I wonder where people would guess I'm from and where I'm headed, just by looking at me. I'd like to think that I'm much more than my appearance, my accent or even my nationality. Sure, it's a big part of who I am, but I hope that who I am ultimately trumps the colour of my passport. How can all of me be reduced to the fact that I'm just another Saffa? Isn't that what we tend to do with people, though? Put them in categories and make sweeping statements about them. This past week, on the 16th of December, South Africa celebrated Reconciliation Day. A painful reminder of a history where whole people groups were reduced to pass-books based on the colour of their skin. But it's also the celebration of our struggle to break out of that discriminatory system and of our coming together in diversity. Did I mention that the group of South Africans are a coloured lady, a black man and white guy?
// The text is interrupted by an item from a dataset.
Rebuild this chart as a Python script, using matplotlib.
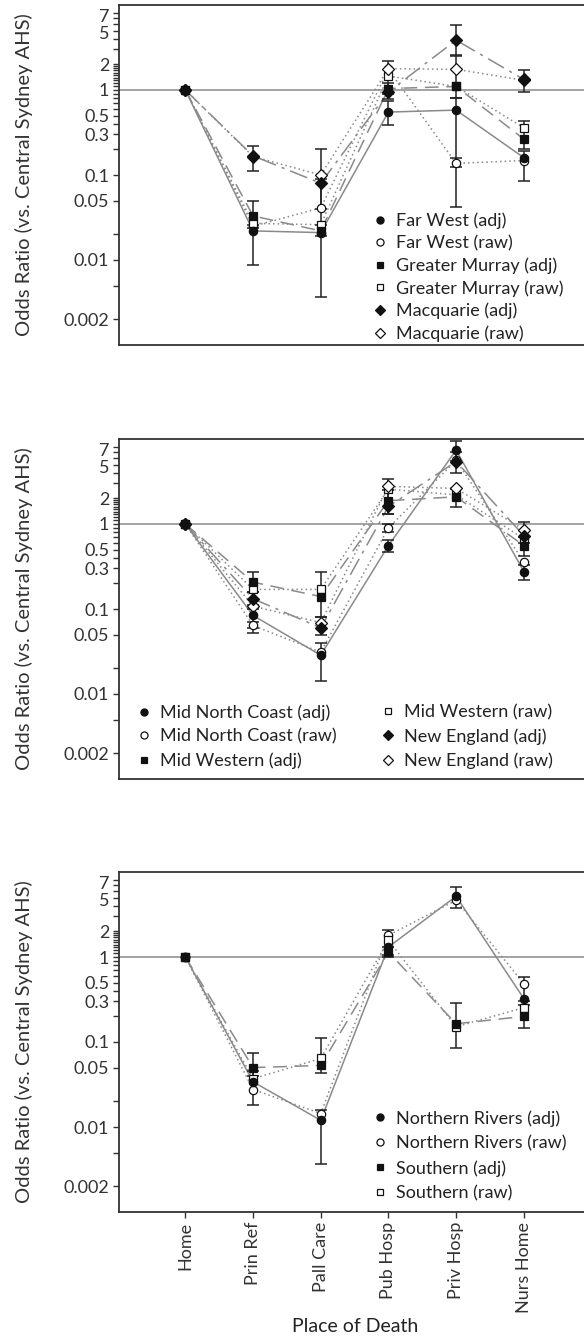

I grew up in a multicultural church in the midlands of Kwazulu-Natal. My grandfather, who was a staunch Dutch-Reformer, once came for a visit. Upon seeing Xhosas, Zulus, Indians, Coloured, Ghanaians, Ugandans and Afrikaners worshiping together, he remarked: "Can it be so easy?" My mom just retold it later, but if I had been part of the conversation, I would've liked to shout: "Yes! It's what Jesus came for!" "For He himself is our peace, who has made the two groups one and has destroyed the barrier, the dividing wall of hostility, by setting aside in His flesh the law with its commands and regulations. His purpose was to create in Himself one new humanity out of the two, thus making peace, and in one body to reconcile both of them to God through the cross, by which He put to death their hostility," Paul writes to the church in Ephesus. Jesus came to build the bridge between all people: Jews and Gentiles, Romans and Greeks, French and English, Americans and Canadians, white and black, Palestinians and Israelis. Every tongue and every tribe, united in worshiping Him as the True King of the world.


As Christians in transit through this world, I believe we should be all about reconciliation. A vertical reconciliation, between God and mankind - proclaiming the Gospel of God's new creation in Christ. But that new creation flows out into our horizontal relationships with people. I'm not talking about a political agenda, but of love. Why should we maintain the barriers that God has torn down in Christ? No, we long for the ultimate reconciliation when every knee bows and every tongue confesses together that Jesus is the Lord.


Miroslav Volf writes in his book "Exclusion & Embrace" about this final reconciliation: "...First, the final reconciliation is not a work of human beings but of the triune God. Second, it is not an apocalyptic end of the world, but the eschatological new beginning of this world. Third, the final reconciliation is not a self-enclosed 'totality' because it rests on a God who is a perfect love. The hope for such 'nontotalitarian' final reconciliation is the backdrop against which Christians engage in the struggle for peace under the conditions of enmity and oppression." In this time of Advent, may this convict us anew: Peace on earth and goodwill to all mankind.


Walk with the King... He's the Prince of Peace.